• _INSTRUCTION_:
Only the lines from the one containing "Rebuild this chart as a component, using" down to the one containing "0.025, 0.01, 0.0];", inclusive, are to be quoted exactly.

• _SUPPLIED ENTRIES_:
————————

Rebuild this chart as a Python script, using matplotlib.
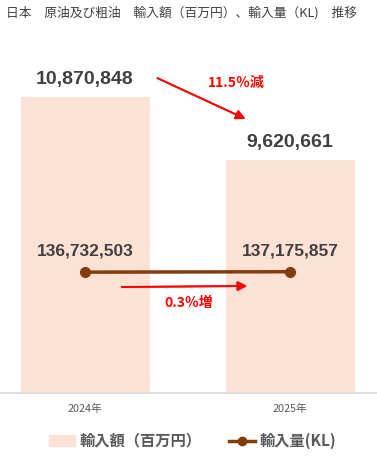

————————

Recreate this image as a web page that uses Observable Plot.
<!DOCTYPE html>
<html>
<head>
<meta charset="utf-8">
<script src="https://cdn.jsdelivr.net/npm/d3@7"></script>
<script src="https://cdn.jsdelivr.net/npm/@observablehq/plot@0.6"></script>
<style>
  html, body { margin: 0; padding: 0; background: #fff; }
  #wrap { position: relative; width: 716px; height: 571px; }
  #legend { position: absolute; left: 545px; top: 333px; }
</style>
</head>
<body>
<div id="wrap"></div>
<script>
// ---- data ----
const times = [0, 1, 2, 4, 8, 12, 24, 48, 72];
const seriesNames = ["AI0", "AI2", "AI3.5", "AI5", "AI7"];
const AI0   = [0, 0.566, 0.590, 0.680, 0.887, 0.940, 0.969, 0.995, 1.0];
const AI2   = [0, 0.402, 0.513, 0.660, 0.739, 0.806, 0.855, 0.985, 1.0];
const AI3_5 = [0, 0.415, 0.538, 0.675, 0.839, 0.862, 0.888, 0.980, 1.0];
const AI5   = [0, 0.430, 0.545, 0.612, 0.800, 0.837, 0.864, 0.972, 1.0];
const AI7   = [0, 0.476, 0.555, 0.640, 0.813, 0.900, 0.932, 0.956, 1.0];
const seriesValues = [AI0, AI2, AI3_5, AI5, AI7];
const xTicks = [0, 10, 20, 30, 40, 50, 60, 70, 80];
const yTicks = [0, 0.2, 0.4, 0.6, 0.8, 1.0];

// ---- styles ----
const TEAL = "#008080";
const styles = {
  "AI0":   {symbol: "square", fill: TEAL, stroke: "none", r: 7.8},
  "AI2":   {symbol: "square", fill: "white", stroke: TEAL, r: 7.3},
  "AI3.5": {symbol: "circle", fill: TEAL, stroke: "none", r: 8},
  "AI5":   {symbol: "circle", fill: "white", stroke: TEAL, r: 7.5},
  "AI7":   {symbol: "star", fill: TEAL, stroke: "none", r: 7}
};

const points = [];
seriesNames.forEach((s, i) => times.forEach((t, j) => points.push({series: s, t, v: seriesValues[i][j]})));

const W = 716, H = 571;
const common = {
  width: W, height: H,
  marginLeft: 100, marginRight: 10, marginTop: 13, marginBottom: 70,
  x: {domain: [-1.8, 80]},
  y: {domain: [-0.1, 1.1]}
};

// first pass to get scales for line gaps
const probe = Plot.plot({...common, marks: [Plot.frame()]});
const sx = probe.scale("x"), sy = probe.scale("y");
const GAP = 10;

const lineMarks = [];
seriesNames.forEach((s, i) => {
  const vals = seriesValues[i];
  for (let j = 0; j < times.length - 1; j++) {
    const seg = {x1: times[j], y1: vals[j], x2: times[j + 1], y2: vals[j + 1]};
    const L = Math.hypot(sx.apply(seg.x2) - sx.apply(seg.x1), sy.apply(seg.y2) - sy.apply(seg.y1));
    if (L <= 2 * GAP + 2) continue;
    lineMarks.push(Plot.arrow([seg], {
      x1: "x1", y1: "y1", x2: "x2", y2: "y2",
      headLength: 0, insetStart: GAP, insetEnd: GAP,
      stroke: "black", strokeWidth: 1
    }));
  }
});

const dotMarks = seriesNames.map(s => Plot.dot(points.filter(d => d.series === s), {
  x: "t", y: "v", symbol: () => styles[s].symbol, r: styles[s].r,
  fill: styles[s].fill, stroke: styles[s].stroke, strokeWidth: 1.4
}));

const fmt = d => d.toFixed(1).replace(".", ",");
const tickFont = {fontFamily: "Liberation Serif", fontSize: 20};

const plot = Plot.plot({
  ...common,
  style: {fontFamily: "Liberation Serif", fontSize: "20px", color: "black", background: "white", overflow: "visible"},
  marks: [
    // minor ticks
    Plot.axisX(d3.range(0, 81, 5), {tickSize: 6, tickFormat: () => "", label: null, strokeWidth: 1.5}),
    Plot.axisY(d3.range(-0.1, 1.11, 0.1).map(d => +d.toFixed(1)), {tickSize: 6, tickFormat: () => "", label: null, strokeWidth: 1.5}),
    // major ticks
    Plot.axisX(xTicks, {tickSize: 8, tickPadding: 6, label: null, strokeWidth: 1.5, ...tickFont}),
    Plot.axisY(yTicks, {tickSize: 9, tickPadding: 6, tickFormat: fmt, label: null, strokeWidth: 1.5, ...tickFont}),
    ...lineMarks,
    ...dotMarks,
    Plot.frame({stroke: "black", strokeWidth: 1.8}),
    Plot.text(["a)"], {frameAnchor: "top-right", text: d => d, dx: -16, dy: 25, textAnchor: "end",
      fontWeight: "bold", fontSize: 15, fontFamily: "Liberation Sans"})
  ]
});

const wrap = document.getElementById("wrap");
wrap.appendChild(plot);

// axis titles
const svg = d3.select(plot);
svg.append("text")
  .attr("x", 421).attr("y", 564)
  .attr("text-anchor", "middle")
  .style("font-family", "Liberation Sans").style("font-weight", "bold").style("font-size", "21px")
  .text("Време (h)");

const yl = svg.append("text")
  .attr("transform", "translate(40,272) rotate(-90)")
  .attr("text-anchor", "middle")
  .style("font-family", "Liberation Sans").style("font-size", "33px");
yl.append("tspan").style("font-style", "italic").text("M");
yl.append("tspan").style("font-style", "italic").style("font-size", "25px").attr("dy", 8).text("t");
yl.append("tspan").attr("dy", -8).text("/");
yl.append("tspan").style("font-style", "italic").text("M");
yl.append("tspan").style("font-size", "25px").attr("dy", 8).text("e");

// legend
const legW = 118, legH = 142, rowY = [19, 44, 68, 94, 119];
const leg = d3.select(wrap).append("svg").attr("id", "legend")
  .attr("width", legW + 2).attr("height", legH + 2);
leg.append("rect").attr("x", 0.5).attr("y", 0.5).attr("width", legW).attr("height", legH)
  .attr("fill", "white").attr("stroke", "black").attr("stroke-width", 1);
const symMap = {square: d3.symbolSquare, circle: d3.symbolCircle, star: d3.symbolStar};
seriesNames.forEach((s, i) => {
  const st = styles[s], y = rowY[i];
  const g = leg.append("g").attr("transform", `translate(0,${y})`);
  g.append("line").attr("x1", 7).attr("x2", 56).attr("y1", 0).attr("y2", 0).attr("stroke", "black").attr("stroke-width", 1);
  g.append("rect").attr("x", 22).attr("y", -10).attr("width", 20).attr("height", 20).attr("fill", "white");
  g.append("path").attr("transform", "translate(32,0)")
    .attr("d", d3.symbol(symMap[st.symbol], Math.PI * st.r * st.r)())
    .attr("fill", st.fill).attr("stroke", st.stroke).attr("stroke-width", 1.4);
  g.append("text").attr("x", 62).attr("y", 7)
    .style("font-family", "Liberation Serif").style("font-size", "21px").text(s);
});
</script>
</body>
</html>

————————

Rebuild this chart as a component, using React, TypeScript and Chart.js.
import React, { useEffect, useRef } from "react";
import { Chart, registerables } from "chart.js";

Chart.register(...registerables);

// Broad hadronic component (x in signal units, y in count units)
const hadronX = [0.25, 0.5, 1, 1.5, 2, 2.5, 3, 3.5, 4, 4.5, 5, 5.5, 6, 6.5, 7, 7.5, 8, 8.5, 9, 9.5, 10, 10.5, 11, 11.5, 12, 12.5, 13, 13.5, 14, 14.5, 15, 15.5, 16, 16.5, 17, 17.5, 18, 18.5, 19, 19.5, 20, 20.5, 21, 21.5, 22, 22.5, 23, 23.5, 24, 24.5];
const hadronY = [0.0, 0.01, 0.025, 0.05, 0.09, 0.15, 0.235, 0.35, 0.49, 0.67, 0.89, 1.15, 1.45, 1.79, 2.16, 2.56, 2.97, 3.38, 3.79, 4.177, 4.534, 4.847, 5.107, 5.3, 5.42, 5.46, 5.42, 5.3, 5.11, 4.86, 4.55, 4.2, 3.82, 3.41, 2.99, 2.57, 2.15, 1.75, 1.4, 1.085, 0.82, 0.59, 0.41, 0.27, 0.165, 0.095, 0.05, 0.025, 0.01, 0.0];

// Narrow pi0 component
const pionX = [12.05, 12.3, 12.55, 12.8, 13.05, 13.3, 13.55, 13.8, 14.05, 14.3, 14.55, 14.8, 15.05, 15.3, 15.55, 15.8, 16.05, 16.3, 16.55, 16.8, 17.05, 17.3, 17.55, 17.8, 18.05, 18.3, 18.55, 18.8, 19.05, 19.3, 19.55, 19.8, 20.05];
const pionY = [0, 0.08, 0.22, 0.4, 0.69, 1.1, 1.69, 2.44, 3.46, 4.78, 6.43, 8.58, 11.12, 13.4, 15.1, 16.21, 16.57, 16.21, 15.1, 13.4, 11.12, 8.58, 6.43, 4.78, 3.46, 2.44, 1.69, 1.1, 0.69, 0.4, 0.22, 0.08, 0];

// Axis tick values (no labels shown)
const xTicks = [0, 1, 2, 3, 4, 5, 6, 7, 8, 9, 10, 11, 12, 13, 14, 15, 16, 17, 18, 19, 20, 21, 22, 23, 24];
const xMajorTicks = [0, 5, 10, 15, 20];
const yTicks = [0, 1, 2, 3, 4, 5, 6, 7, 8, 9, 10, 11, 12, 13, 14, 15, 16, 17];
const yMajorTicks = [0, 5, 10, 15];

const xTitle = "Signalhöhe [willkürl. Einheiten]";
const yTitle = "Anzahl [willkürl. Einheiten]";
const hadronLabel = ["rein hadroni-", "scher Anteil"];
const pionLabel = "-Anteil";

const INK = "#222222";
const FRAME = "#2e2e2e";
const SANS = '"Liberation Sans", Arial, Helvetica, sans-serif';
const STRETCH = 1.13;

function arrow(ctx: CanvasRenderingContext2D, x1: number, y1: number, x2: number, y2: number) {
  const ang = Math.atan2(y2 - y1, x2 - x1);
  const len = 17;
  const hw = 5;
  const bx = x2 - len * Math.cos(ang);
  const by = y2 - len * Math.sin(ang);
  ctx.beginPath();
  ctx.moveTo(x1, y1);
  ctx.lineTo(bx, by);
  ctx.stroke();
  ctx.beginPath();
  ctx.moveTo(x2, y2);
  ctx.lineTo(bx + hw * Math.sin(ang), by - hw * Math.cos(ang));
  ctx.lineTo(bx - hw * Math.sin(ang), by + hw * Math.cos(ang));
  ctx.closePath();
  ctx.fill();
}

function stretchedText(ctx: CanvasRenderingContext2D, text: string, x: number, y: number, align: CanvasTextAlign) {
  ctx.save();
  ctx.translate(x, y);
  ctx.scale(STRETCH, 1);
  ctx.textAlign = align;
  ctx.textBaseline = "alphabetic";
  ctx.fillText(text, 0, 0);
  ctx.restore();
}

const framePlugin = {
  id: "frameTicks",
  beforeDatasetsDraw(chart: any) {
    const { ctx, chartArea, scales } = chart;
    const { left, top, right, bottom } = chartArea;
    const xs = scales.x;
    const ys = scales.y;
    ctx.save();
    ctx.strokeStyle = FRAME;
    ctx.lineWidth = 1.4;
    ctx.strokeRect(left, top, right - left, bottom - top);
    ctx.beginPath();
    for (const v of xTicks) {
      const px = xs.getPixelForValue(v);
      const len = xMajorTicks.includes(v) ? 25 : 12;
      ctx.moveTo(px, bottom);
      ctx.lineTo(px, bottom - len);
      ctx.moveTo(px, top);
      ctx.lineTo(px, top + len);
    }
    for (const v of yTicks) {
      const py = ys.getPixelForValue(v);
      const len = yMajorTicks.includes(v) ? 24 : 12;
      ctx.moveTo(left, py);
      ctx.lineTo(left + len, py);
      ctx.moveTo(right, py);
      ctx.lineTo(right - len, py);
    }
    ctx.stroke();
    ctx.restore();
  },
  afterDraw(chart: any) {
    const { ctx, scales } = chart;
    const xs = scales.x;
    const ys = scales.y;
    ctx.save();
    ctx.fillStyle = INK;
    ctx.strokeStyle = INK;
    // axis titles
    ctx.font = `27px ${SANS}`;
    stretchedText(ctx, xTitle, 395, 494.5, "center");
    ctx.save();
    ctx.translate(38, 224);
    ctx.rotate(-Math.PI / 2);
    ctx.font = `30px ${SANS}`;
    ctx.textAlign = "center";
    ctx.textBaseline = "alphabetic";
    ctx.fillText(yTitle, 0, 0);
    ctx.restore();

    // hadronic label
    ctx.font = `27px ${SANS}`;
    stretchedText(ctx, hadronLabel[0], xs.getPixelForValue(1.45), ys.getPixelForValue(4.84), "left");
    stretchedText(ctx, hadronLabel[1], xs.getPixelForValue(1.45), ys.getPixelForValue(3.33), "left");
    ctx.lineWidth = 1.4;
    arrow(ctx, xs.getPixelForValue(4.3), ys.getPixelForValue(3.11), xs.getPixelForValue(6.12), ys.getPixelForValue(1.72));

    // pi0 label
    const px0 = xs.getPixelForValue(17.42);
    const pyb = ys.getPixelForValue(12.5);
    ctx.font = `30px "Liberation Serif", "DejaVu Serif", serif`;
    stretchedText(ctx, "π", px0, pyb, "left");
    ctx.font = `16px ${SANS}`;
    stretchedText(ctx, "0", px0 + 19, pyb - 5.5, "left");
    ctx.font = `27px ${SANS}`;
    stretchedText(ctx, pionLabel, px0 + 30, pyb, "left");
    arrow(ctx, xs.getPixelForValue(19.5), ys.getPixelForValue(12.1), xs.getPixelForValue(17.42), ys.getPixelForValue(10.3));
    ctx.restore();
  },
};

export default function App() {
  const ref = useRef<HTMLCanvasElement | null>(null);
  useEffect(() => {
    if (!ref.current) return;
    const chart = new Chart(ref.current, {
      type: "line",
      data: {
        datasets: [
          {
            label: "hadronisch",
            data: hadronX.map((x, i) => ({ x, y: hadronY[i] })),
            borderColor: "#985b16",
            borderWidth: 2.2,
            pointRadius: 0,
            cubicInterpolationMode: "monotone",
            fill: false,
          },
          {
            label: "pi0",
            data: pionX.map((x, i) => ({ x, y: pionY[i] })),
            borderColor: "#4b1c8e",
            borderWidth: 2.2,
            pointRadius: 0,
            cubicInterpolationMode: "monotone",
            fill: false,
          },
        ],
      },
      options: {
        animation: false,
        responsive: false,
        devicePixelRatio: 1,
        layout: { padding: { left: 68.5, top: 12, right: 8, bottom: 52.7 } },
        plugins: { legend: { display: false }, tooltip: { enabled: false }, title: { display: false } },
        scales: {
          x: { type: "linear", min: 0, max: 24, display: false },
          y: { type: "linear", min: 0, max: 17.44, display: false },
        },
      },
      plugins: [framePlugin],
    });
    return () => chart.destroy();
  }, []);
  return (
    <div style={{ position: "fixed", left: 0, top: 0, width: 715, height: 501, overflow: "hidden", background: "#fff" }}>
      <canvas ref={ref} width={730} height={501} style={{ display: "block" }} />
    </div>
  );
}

————————

• _REPLY_:
Rebuild this chart as a component, using React, TypeScript and Chart.js.
import React, { useEffect, useRef } from "react";
import { Chart, registerables } from "chart.js";

Chart.register(...registerables);

// Broad hadronic component (x in signal units, y in count units)
const hadronX = [0.25, 0.5, 1, 1.5, 2, 2.5, 3, 3.5, 4, 4.5, 5, 5.5, 6, 6.5, 7, 7.5, 8, 8.5, 9, 9.5, 10, 10.5, 11, 11.5, 12, 12.5, 13, 13.5, 14, 14.5, 15, 15.5, 16, 16.5, 17, 17.5, 18, 18.5, 19, 19.5, 20, 20.5, 21, 21.5, 22, 22.5, 23, 23.5, 24, 24.5];
const hadronY = [0.0, 0.01, 0.025, 0.05, 0.09, 0.15, 0.235, 0.35, 0.49, 0.67, 0.89, 1.15, 1.45, 1.79, 2.16, 2.56, 2.97, 3.38, 3.79, 4.177, 4.534, 4.847, 5.107, 5.3, 5.42, 5.46, 5.42, 5.3, 5.11, 4.86, 4.55, 4.2, 3.82, 3.41, 2.99, 2.57, 2.15, 1.75, 1.4, 1.085, 0.82, 0.59, 0.41, 0.27, 0.165, 0.095, 0.05, 0.025, 0.01, 0.0];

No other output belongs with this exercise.